Choosing the right tech stack is a foundational decision that impacts every aspect of your mobile product’s journey. By carefully considering your project’s unique requirements, balancing cost and performance, and prioritizing team expertise, you can lay a solid groundwork for success and avoid common pitfalls.
What is a “tech stack” in mobile development?
A tech stack refers to the combination of programming languages, frameworks, libraries, databases, servers, and other tools used to build and run a mobile application. It typically includes both frontend (what users see and interact with) and backend (server-side logic and data storage) components.
Should I choose native or cross-platform development for my new app?
The choice depends on your priorities. Native development (Swift/Kotlin) offers superior performance, full access to device features, and the best user experience, but it’s more expensive and time-consuming as you build two separate apps.

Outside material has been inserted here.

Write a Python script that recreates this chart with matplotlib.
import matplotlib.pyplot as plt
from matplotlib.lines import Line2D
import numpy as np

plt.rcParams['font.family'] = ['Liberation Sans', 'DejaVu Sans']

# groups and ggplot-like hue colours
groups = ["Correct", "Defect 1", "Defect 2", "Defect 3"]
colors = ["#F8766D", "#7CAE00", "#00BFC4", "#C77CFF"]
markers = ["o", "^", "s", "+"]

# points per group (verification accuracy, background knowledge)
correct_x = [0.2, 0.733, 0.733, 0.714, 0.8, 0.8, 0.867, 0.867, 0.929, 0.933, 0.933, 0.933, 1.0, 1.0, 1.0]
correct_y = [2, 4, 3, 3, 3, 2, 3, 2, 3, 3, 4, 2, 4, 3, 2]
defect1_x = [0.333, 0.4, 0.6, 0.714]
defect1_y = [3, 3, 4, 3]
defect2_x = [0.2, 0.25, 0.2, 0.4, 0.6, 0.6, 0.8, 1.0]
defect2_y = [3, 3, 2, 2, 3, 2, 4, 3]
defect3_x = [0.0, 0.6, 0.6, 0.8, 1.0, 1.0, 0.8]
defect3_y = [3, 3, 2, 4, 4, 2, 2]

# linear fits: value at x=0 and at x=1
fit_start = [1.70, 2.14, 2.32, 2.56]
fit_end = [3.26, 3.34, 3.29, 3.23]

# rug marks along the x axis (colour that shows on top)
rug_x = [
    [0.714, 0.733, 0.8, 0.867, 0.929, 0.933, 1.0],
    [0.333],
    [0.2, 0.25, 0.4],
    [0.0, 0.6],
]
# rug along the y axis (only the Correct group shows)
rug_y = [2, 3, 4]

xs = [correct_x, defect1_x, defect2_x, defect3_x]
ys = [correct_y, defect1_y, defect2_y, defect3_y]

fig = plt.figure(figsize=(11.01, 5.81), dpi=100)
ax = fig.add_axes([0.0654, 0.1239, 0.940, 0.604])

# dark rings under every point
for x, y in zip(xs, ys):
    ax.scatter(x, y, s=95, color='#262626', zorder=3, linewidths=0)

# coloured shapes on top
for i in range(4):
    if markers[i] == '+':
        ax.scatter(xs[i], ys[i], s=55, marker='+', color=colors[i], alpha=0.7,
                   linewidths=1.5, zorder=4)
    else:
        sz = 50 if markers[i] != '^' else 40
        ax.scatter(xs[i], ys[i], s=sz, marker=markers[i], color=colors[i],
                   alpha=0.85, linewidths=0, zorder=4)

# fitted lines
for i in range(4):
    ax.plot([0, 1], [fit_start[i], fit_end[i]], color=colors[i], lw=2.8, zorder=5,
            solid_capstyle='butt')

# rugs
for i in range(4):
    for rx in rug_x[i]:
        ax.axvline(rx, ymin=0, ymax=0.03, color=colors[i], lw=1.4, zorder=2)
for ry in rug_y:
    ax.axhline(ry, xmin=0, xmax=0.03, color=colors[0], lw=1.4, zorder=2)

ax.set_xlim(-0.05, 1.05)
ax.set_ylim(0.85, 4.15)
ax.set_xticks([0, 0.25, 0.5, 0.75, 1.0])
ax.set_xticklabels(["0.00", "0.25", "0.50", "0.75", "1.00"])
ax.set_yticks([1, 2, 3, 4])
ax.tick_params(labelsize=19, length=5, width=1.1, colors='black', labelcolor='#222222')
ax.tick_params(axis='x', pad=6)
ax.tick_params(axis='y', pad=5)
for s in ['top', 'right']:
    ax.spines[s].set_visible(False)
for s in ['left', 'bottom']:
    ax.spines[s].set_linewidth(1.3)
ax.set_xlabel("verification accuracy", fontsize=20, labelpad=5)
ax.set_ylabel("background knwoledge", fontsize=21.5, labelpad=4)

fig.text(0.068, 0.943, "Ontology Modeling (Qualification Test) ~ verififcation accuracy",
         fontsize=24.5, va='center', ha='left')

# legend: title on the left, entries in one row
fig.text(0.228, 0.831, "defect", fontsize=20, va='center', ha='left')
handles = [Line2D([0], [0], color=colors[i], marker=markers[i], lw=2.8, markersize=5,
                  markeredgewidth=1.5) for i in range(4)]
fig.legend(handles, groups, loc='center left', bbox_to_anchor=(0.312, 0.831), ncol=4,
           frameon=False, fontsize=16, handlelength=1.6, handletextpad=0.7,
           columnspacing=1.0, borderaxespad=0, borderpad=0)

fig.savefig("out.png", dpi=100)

Cross-platform frameworks (Flutter, React Native) allow a single codebase for both iOS and Android, reducing cost and time, making them ideal for apps where near-native performance is acceptable and budget is a concern.

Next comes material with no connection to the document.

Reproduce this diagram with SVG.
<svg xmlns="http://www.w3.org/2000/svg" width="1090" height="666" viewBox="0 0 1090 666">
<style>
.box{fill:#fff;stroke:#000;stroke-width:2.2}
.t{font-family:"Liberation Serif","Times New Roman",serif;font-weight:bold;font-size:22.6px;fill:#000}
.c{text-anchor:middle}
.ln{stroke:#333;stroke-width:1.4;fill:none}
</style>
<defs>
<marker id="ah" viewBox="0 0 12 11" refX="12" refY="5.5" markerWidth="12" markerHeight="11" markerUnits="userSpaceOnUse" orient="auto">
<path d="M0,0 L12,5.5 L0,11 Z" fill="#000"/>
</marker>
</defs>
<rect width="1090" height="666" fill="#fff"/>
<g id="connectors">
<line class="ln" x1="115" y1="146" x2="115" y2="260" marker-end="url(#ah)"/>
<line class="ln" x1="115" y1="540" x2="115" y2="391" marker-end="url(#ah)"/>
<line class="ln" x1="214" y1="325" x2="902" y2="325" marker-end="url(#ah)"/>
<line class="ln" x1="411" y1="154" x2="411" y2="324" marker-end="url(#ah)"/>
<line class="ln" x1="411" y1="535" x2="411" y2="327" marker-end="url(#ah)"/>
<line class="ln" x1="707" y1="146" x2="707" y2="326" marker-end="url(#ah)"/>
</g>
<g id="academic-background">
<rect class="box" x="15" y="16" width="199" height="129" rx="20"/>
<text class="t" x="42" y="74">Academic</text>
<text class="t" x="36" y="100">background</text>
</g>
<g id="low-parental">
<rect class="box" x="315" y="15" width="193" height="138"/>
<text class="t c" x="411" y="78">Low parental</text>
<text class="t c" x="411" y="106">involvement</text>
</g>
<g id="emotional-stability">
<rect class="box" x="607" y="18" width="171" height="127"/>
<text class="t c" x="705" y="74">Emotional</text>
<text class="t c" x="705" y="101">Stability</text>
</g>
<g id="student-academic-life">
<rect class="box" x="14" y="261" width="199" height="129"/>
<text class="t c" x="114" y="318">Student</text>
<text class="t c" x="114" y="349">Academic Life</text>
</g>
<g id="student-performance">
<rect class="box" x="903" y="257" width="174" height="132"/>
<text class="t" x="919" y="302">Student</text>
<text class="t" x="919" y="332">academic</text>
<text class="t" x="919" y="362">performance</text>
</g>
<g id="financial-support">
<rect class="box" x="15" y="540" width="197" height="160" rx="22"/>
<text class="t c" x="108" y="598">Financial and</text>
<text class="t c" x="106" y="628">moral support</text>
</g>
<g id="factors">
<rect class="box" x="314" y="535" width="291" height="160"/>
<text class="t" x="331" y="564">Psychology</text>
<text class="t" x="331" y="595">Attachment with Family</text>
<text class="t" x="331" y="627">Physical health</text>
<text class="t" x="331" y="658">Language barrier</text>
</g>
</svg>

What are the main considerations when choosing a backend for a mobile app?
Key considerations for a backend tech stack include scalability (how it handles growth), cost, security, integration with other services, and your team’s expertise. Options range from traditional server-based architectures to modern serverless solutions like AWS Lambda or Google Cloud Functions, and database choices like SQL (PostgreSQL) or NoSQL (DynamoDB).
How important is community support for a chosen tech stack?
Community support is incredibly important. A large, active community means more readily available documentation, tutorials, open-source libraries, and solutions to common problems. This translates to faster development, easier debugging, and a larger talent pool of developers, significantly reducing long-term maintenance costs and risks.
Can I change my tech stack later if it’s not working out?
While technically possible, changing your core tech stack mid-project or post-launch is often extremely expensive and time-consuming, akin to rebuilding the application from scratch. It’s far better to invest time upfront in careful planning and selection to avoid such costly pivots. Minor adjustments or adding new services are much more feasible.